O governo atual tem o Ministério da Fazenda mais liberal da história do país e está conseguindo avanços admiráveis na economia, num país acorrentado há décadas por um intervencionismo retrógrado, corrupto e suicida, mas o liberalismo é visto como ferramenta e não como um fim em si. Liberais “leais” são aceitos no movimento, mas a essência declarada da Aliança em seu manifesto é “o resgate de um país massacrado pela corrupção e pela degradação moral contra as boas práticas e os bons costumes” para aqueles “que clamam por uma nova ordem de referências éticas e morais”.
Conservadores e liberais são naturalmente céticos ao poder e aos políticos, buscando se afastar de lideranças carismáticas, personalistas e centralizadoras para criar, nas palavras de John Adams (1735-1826), um sistema de leis e não de homens. Isso quer dizer que o governo não é “conservador” ou “liberal”? Steve Bannon, ex-estrategista de Trump e o líder mundialmente reconhecido da corrente política em que o bolsonarismo hoje se identifica, intitula seu movimento de “nacional-populista”, com críticas a liberais “de Chicago” como Paulo Guedes. A tensão entre “nacional-populistas” e liberais “de Chicago” ainda não produziu qualquer efeito prático, o que não quer dizer que não exista.
O estado, para conservadores e liberais clássicos, é um mal necessário e não um norte moral e ético da nação. A direita liberal entende o governo como uma instituição humana e imperfeita, que deve ter poderes delimitados e minimamente necessários para a manutenção da ordem pública e do estado democrático de direito, e não um ente de razão superior. Donald Trump, quando confrontado com escândalos da sua conduta pessoal, como o alegado envolvimento com atrizes pornôs, costuma responder que nunca disse ser perfeito. Trump claramente não almeja ser o líder moral da nação, apenas o representante do eleitor no campo estreito e muito bem delimitado da política.

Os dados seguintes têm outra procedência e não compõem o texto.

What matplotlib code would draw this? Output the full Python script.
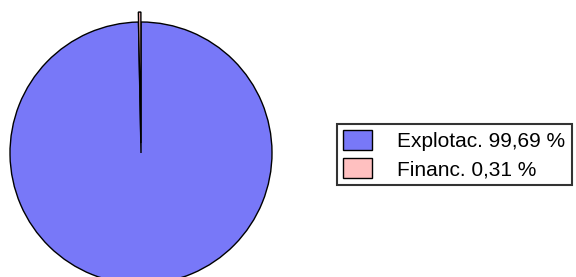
import matplotlib
matplotlib.use("Agg")
import matplotlib.pyplot as plt

labels = ["Explotac. 99,69 %", "Financ. 0,31 %"]
values = [99.69, 0.31]
colors = ["#7878f8", "#ffc0c0"]
explode = [0.0, 0.076]

W, H = 576, 277
fig = plt.figure(figsize=(W / 100, H / 100), dpi=100)
fig.patch.set_facecolor("white")

cx, cy, r = 141, 153, 131
ax = fig.add_axes([(cx - r) / W, (H - cy - r) / H, 2 * r / W, 2 * r / H])
wedges, _ = ax.pie(values, colors=colors, explode=explode, startangle=90,
                   counterclock=False, radius=1.0,
                   wedgeprops=dict(edgecolor="black", linewidth=1.0))
ax.set_xlim(-1, 1)
ax.set_ylim(-1, 1)
ax.set_aspect("equal")
ax.axis("off")

leg = fig.legend(wedges, labels, loc="upper left",
                 bbox_to_anchor=(337 / W, 1 - 124 / H),
                 prop={"family": "Liberation Sans", "size": 15},
                 frameon=True, fancybox=False, edgecolor="black",
                 handlelength=1.4, handleheight=1.05, handletextpad=1.2,
                 borderpad=0.3, labelspacing=0.35, borderaxespad=0.0)
leg.get_frame().set_linewidth(1.5)
for h in leg.legend_handles:
    h.set_edgecolor("black")
    h.set_linewidth(1.0)

fig.savefig("out.png", dpi=100)
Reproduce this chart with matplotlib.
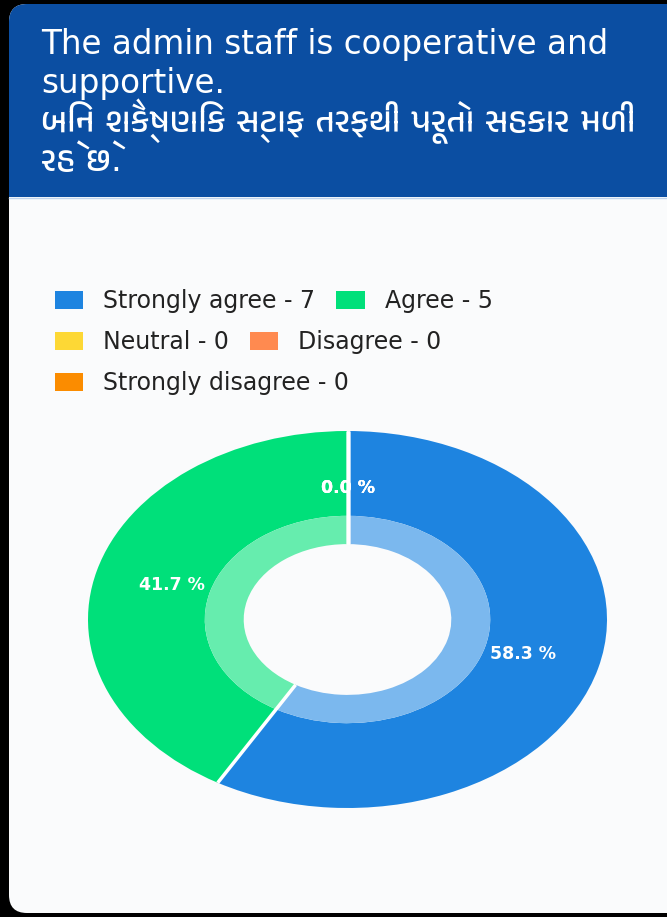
import matplotlib
matplotlib.use("Agg")
import numpy as np
import matplotlib.pyplot as plt
from matplotlib import font_manager
from matplotlib.patches import FancyBboxPatch, Rectangle

# Data
categories = ["Strongly agree", "Agree", "Neutral", "Disagree", "Strongly disagree"]
counts = [7, 5, 0, 0, 0]
colors = ["#1E84E0", "#00E07A", "#FDD835", "#FF8A50", "#FB8C00"]
light_colors = ["#7BB8EE", "#66EDAE", "#FEE787", "#FFB896", "#FCBA66"]
title_lines = ["The admin staff is cooperative and",
               "supportive.",
               "બિન શૈક્ષણિક સ્ટાફ તરફથી પૂરતો સહકાર મળી",
               "રહે છે."]

# look for any font that has Gujarati glyphs
guj = [f.name for f in font_manager.fontManager.ttflist
       if "Gujarati" in f.name or "Lohit" in f.name or "Shruti" in f.name]
fam = ["DejaVu Sans"] + guj[:1]

W, H = 667, 917
fig = plt.figure(figsize=(W / 100, H / 100), dpi=100, facecolor="black")

# background axes in pixel units
bg = fig.add_axes([0, 0, 1, 1])
bg.set_xlim(0, W)
bg.set_ylim(H, 0)
bg.axis("off")

card = FancyBboxPatch((9, 4), 720, 909, boxstyle="round,pad=0,rounding_size=18",
                      facecolor="#FAFBFC", edgecolor="none")
bg.add_patch(card)
head = FancyBboxPatch((9, 4), 720, 193, boxstyle="round,pad=0,rounding_size=18",
                      facecolor="#0B4EA2", edgecolor="none")
bg.add_patch(head)
bg.add_patch(Rectangle((9, 170), 720, 27, facecolor="#0B4EA2", edgecolor="none"))
bg.plot([9, W], [198, 198], color="#BFD4EE", lw=1)

for i, line in enumerate(title_lines):
    fs = 23.5 if i < 2 else 24.5
    bg.text(41, 54 + 39 * i, line, color="white", fontsize=fs, family=fam,
            va="baseline")

# donut
ax = fig.add_axes([88 / W, 1 - 808 / H, 519 / W, 377 / H])
wedges, _, autotexts = ax.pie(
    counts, colors=colors, startangle=90, counterclock=False, radius=1.0,
    autopct="%.1f %%", pctdistance=0.7,
    wedgeprops=dict(width=0.45, linewidth=0),
    textprops=dict(color="white", fontsize=12.5, fontweight="bold", family="DejaVu Sans"))
ax.pie(counts, colors=light_colors, startangle=90, counterclock=False, radius=0.55,
       wedgeprops=dict(width=0.15, linewidth=0))
# white dividers between slices
for w in wedges:
    a = np.deg2rad(w.theta1)
    ax.plot([0.4 * np.cos(a), 1.0 * np.cos(a)], [0.4 * np.sin(a), 1.0 * np.sin(a)],
            color="white", lw=2.5, solid_capstyle="butt", zorder=2)
ax.set_aspect("auto")
ax.set_xlim(-1, 1)
ax.set_ylim(-1, 1)
for w in ax.patches:
    w.set_clip_on(False)

# legend in flowing rows
labels = [f"{c} - {n}" for c, n in zip(categories, counts)]
rows = [[0, 1], [2, 3], [4]]
row_y = [301, 342, 383]
for r, y in zip(rows, row_y):
    handles = [Rectangle((0, 0), 1, 1, facecolor=colors[i], edgecolor="none") for i in r]
    fig.legend(handles, [labels[i] for i in r], loc="center left",
               bbox_to_anchor=(55 / W, 1 - y / H), ncol=len(r), frameon=False,
               prop=dict(family="DejaVu Sans", size=17), handlelength=1.19,
               handleheight=0.8, handletextpad=0.85, columnspacing=0.9,
               borderpad=0, borderaxespad=0, labelcolor="#222222")

fig.savefig("out.png", dpi=100, facecolor="black")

O bolsonarismo é hoje a maior força político-eleitoral do país e é natural que almeje aglutinar suas forças numa única bandeira e com controle centralizado da “tropa”. A soltura de Lula da prisão pareceu encomendada para reenergizar uma oposição que respirava por aparelhos, mas seu futuro ainda é incerto.
Lula continua condenado e ainda responde por vários crimes, o que não é exatamente um ativo eleitoral contra um presidente que lidera, ainda segundo o manifesto, “uma nova e verdadeira atitude de aliados que almejam livrar o país dos larápios, dos “espertos”, dos demagogos e dos traidores que enganam os pobres e os ignorantes que eles mesmo mantêm, para se fartar.”
A Aliança não é uma dissidência do PSL, que mal existia antes de Bolsonaro, é um movimento populista no sentido original do termo, uma corrente política alegadamente “anti-establisment” e contra as “elites” ou “corporações”, como citado num texto polêmico compartilhado pelo presidente há alguns meses.
Bolsonaro sempre foi tratado com desdém pelo sistema que hoje desafia e contra o qual acumula vitórias sucessivas. Ele fala diretamente, num uso bastante profissional e eficiente das redes sociais, com a população, numa língua que ela entende e com quem compartilha agendas comuns em diversos temas sociais, políticos e econômicos.
A Aliança com parte da população, na prática, já existe. Sua criação é apenas a formalização de uma força política que dá sinais que veio para ficar.